Fagan's two-year ban confirmed

 

ATHLETICS:ON THE night it came with a further sense of relief – the formal opportunity to admit his guilt, take the punishment, and perhaps now get on with the rest of his life.

As Martin Fagan had already made clear in his own mind, last night’s Irish Sports Council’s hearing into his positive test for the endurance enhancing drug erythropoietin – EPO – was going to be the easy part: he readily admitted to the charge, declined the option of having the B-sample tested, and with that was handed the mandatory two-year ban.

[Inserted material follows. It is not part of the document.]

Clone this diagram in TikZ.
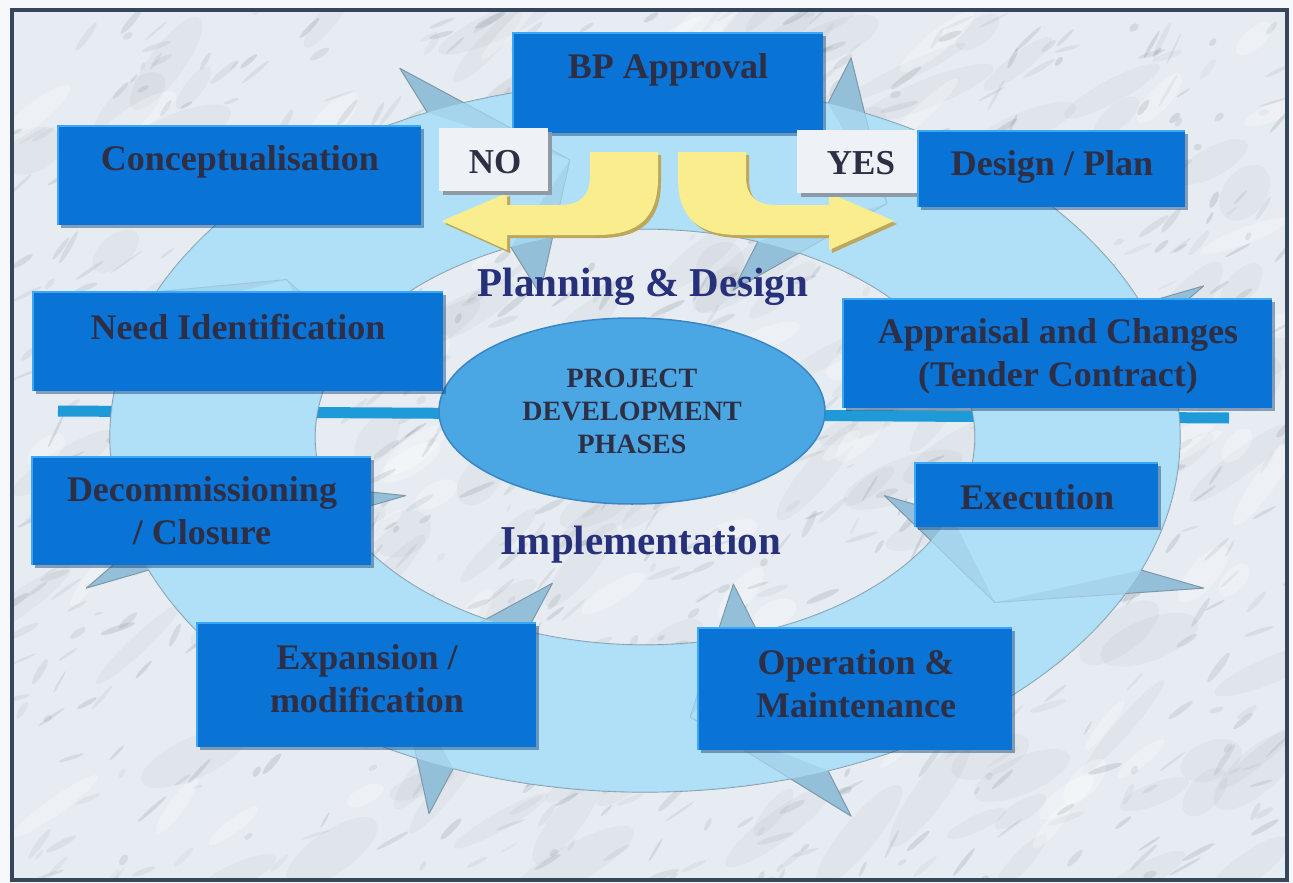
\documentclass[tikz,border=0pt]{standalone}
\usepackage{fontspec}
\setmainfont{Liberation Serif}
\usetikzlibrary{fit,shapes.geometric}

\definecolor{page}{HTML}{F6F8FB}
\definecolor{frame}{HTML}{34475B}
\definecolor{marblebase}{HTML}{E6ECF1}
\definecolor{vein}{HTML}{707A86}
\definecolor{ringblue}{HTML}{B0E0F7}
\definecolor{headshade}{HTML}{93C0D8}
\definecolor{ringline}{HTML}{7F98A8}
\definecolor{axisblue}{HTML}{1E9AD8}
\definecolor{hubblue}{HTML}{4AA7E3}
\definecolor{hubedge}{HTML}{3A86C4}
\definecolor{boxblue}{HTML}{0A73D6}
\definecolor{boxlight}{HTML}{3AA8F4}
\definecolor{boxdark}{HTML}{0F3F73}
\definecolor{labelink}{HTML}{2E2E45}
\definecolor{phaseink}{HTML}{27307A}
\definecolor{flagwhite}{HTML}{EEF2F6}
\definecolor{flagshadow}{HTML}{8E9BA6}
\definecolor{arrowyellow}{HTML}{FAED8E}
\definecolor{arrowshadow}{HTML}{BCA75C}

\tikzset{
  phasebox/.style={rectangle, fill=boxblue, inner sep=0pt},
  phasetext/.style={text=labelink, font=\fontsize{36}{43}\selectfont\bfseries,
    align=center, inner sep=0pt},
  flagbox/.style={rectangle, fill=flagwhite, inner sep=0pt},
  flagtext/.style={text=labelink, font=\fontsize{35}{40}\selectfont\bfseries, inner sep=0pt},
  stagetext/.style={text=phaseink, font=\fontsize{41}{46}\selectfont\bfseries, inner sep=0pt},
  hub/.style={ellipse, fill=hubblue, draw=hubedge, line width=1.5,
    minimum width=386, minimum height=186, inner sep=0pt,
    text=labelink, font=\fontsize{28}{33}\selectfont\bfseries, align=center},
}

% blue phase box: name, x1, y1, x2, y2 (pixel-like units, y downwards)
\newcommand{\phasebox}[5]{%
  \fill[boxdark,opacity=.45] ({#2+3},{#3+3}) rectangle ({#4+3},{#5+3});
  \node[phasebox,fit={(#2,#3) (#4,#5)}] (#1) {};
  \draw[boxlight,line width=2.5] (#1.south west) -- (#1.north west) -- (#1.north east);
}
% white decision flag
\newcommand{\flagbox}[5]{%
  \fill[flagshadow] ({#2+4},{#3+4}) rectangle ({#4+4},{#5+4});
  \node[flagbox,fit={(#2,#3) (#4,#5)}] (#1) {};
}
% bent yellow arrow leaving the approval box to the left
\newcommand{\bentshape}[1]{%
  \fill[#1] (590,152) -- (658,152) -- (658,178)
    .. controls (658,218) and (638,235) .. (597,235) -- (507,235)
    -- (507,250) -- (442,221) -- (507,193) -- (507,205) -- (560,205)
    .. controls (580,205) and (590,196) .. (590,176) -- cycle;
}

\begin{document}
\begin{tikzpicture}[x=1pt,y=-1pt]
\useasboundingbox (0,0) rectangle (1293,883);
\fill[page] (0,0) rectangle (1293,883);

% marble slide background
\fill[marblebase] (12,10) rectangle (1287,880);
\begin{scope}
  \clip (12,10) rectangle (1287,880);
  \pgfmathsetseed{31}
  % soft grey clouds
  \foreach \i in {1,...,140}{
    \pgfmathsetmacro\mx{12+1275*rnd}
    \pgfmathsetmacro\my{10+870*rnd}
    \pgfmathsetmacro\ma{25+50*rnd}
    \pgfmathsetmacro\mb{8+14*rnd}
    \pgfmathsetmacro\mr{20+35*rnd}
    \fill[vein,opacity=.06,shift={(\mx,\my)},rotate=\mr] (0,0) ellipse ({\ma} and {\mb});
  }
  % light patches
  \foreach \i in {1,...,90}{
    \pgfmathsetmacro\mx{12+1275*rnd}
    \pgfmathsetmacro\my{10+870*rnd}
    \pgfmathsetmacro\ma{18+35*rnd}
    \pgfmathsetmacro\mb{5+9*rnd}
    \pgfmathsetmacro\mr{20+35*rnd}
    \fill[white,opacity=.3,shift={(\mx,\my)},rotate=\mr] (0,0) ellipse ({\ma} and {\mb});
  }
  % fine veins
  \foreach \i in {1,...,750}{
    \pgfmathsetmacro\mx{12+1275*rnd}
    \pgfmathsetmacro\my{10+870*rnd}
    \pgfmathsetmacro\ma{4+16*rnd}
    \pgfmathsetmacro\mb{1+2.5*rnd}
    \pgfmathsetmacro\mr{15+50*rnd}
    \pgfmathsetmacro\mo{0.06+0.14*rnd}
    \fill[vein,opacity=\mo,shift={(\mx,\my)},rotate=\mr] (0,0) ellipse ({\ma} and {\mb});
  }
\end{scope}
\draw[frame,line width=4] (12,10) rectangle (1287,880);

% horizontal axis behind the ring
\coordinate (axisL) at (58,411);
\coordinate (axisR) at (1229,418);
\draw[axisblue,line width=11] (axisL) -- (axisR);

% circular ring of arrows
\coordinate (ringc) at (645,437);
\fill[ringblue,even odd rule] (ringc) ellipse (535 and 355) (ringc) ellipse (330 and 208);
\draw[ringline,line width=1.2] (ringc) ellipse (535 and 355);
\draw[ringline,line width=1.2] (ringc) ellipse (330 and 208);
\foreach \ang [count=\k] in {22,70,111,158,200,246,290,338}{
  \pgfmathsetmacro\tipang{\ang+14}
  \coordinate (bo\k) at ({645+602.65*cos(\ang)},{437+403.5*sin(\ang)});
  \coordinate (bi\k) at ({645+258.25*cos(\ang)},{437+156.55*sin(\ang)});
  \coordinate (po\k) at ({645+535*cos(\ang)},{437+355*sin(\ang)});
  \coordinate (pi\k) at ({645+330*cos(\ang)},{437+208*sin(\ang)});
  \coordinate (tip\k) at ({645+432.5*cos(\tipang)},{437+281.5*sin(\tipang)});
  \fill[ringblue] (bo\k) -- (tip\k) -- (bi\k) -- cycle;
  \fill[headshade] (po\k) -- (bo\k) -- (tip\k) -- cycle;
  \fill[headshade] (pi\k) -- (bi\k) -- (tip\k) -- cycle;
  \draw[ringline,line width=1,line join=round] (po\k) -- (bo\k) -- (tip\k) -- (bi\k) -- (pi\k);
}
% soften the head shading where it lies on the ring band
\fill[ringblue,opacity=.65,even odd rule] (ringc) ellipse (535 and 355) (ringc) ellipse (330 and 208);

% central hub
\node[hub] (hub) at (632,411) {PROJECT\\DEVELOPMENT\\PHASES};

% stage captions
\node[stagetext] (planning) at (643,287) {Planning \& Design};
\node[stagetext] (implementation) at (641,545) {Implementation};

% decision arrows
\begin{scope}[shift={(3,3)}]
  \bentshape{arrowshadow}
  \begin{scope}[shift={(1336,0)},xscale=-1]
    \bentshape{arrowshadow}
  \end{scope}
\end{scope}
\bentshape{arrowyellow}
\begin{scope}[shift={(1336,0)},xscale=-1]
  \bentshape{arrowyellow}
\end{scope}

% phase boxes
\phasebox{approval}{513}{33}{823}{133}
\node[phasetext] (approval-t) at (668,70) {BP Approval};

\phasebox{concept}{58}{126}{421}{225}
\node[phasetext] (concept-t) at (240,162) {Conceptualisation};

\flagbox{noflag}{439}{128}{548}{191}
\node[flagtext] (noflag-t) at (495,162) {NO};

\flagbox{yesflag}{797}{130}{919}{193}
\node[flagtext] (yesflag-t) at (861,163) {YES};

\phasebox{design}{918}{131}{1185}{207}
\node[phasetext] (design-t) at (1052,167) {Design / Plan};

\phasebox{need}{33}{292}{443}{391}
\node[phasetext] (need-t) at (238,327) {Need Identification};

\phasebox{appraisal}{843}{299}{1272}{408}
\node[phasetext] (appraisal-t) at (1058,356) {Appraisal and Changes\\(Tender Contract)};

\phasebox{closure}{32}{457}{371}{565}
\node[phasetext] (closure-t) at (202,511) {Decommissioning\\/ Closure};

\phasebox{execution}{915}{463}{1158}{527}
\node[phasetext] (execution-t) at (1037,497) {Execution};

\phasebox{expansion}{197}{623}{536}{747}
\node[phasetext] (expansion-t) at (367,679) {Expansion /\\modification};

\phasebox{operation}{698}{628}{1012}{750}
\node[phasetext] (operation-t) at (856,684) {Operation \&\\Maintenance};

\end{tikzpicture}
\end{document}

Fagan was never going to say anything otherwise, not when he now realises the positive drugs test was ultimately a cry for help, the result of a desperate low and severe depression he’d allowed himself sink into. He’s got over one battle, which led him to inject himself with EPO in one, irrational moment; but now the 28-year-old has another war to fight, and the purely mental one.

He travelled from his home in Mullingar yesterday to the Dublin hotel where the Irish Sports Council had convened the hearing at the earliest possible convenience, as requested by Fagan himself. Represented on the night were Athletics Ireland, and their chief executive John Foley, the Irish Sports Council, through their chief executive John Treacy, and Dr Una May, head of the Sports Councils anti-doping programme, plus the independent adjudicator who oversees the hearing as part of the anti-doping disciplinary process.

“There weren’t any further complications,” said Paul McDermott, spokesperson for the Irish Sports Council. “It was certainly quick, very prompt, but that was the intention of the athlete involved, to get the matter dealt with as quickly as possible, and of course for that to happen there had to be full co-operation with the athlete.

“EPO is a very serious break of the anti-doping programme, and had to be treated that way. But there was the realisation too that the athlete wanted to get that matter dealt with as quickly possible, and allow him to move on to the next phase here, the personal phase.”

Last night’s statement issued on behalf of the Irish Sports Council merely confirmed as much:

“Athletics Ireland and the Irish Sports Council jointly announce that the Irish Sport Anti-Doping Disciplinary Panel has determined that Martin Fagan, an athlete affiliated to Athletics Ireland, has committed an anti-doping rule violation.

“The panel found that, contrary to Article 2.1 of the Irish Anti-Doping Rules, Mr Fagan, tested positive for the presence of a prohibited substance or its metabolite or marker, recombinant erythropoietin (EPO), in a sample of his urine collected on behalf of the Irish Sports Council during out of competition testing at Tucson, Arizona, on the December 10th, 2011.

“Mr Fagan has been sanctioned, subject to his right to appeal within 14 days, by the imposition on him of a period of ineligibility for two years.

“The panel has decided that because of the prompt admission of the violation by Mr Fagan the appropriate commencement date for the period of ineligibility is December 10th, 2011, the date on which the sample was collected.”

Effectively this means Fagan would be free to compete again from December 11th, 2013, when he would still only be 30 – but in the process of outlining his deeper problems to The Irish Times he admitted that getting back into competitive running was the very least of his concerns, and something he wasn’t even contemplating right now.

“Maybe I’ll miss it someday,” he says. “But right now I think back on my career with very little satisfaction. Even making the Olympics in 2008. Running really only became a job. I’d show up at a race and count the runners I could beat, and figure I might make $400. All the fun was gone, all the enjoyment.”

Not being able to get a job, he says, might actually have contributed to his downfall: due to US immigration issues at the end of 2007, he had to give up his student visa and purchase a professional athletes visa, which prohibited any employment; “I would have washed dishes, anything, just to meet new people, just have some life outside of running.”

As well as rebuilding his well-being, mentally first, then perhaps physically – he’ll also be dealing with the quite substantial debt that he’s built up over the past four years. Before leaving America last month he returned his car by voluntary repossession – “which is not a good thing” – yet found himself far more heart-broken about having to give up his dog, too.

But he’s already submitted a CAO application to return for an undergraduate degree, possibly in social work, maybe even counselling.

Fagan realises some people will always accuse him of being a drugs cheat, and he can deal with that; but at least in this next phase of his life nobody can accuse him of not being able to speak from experience.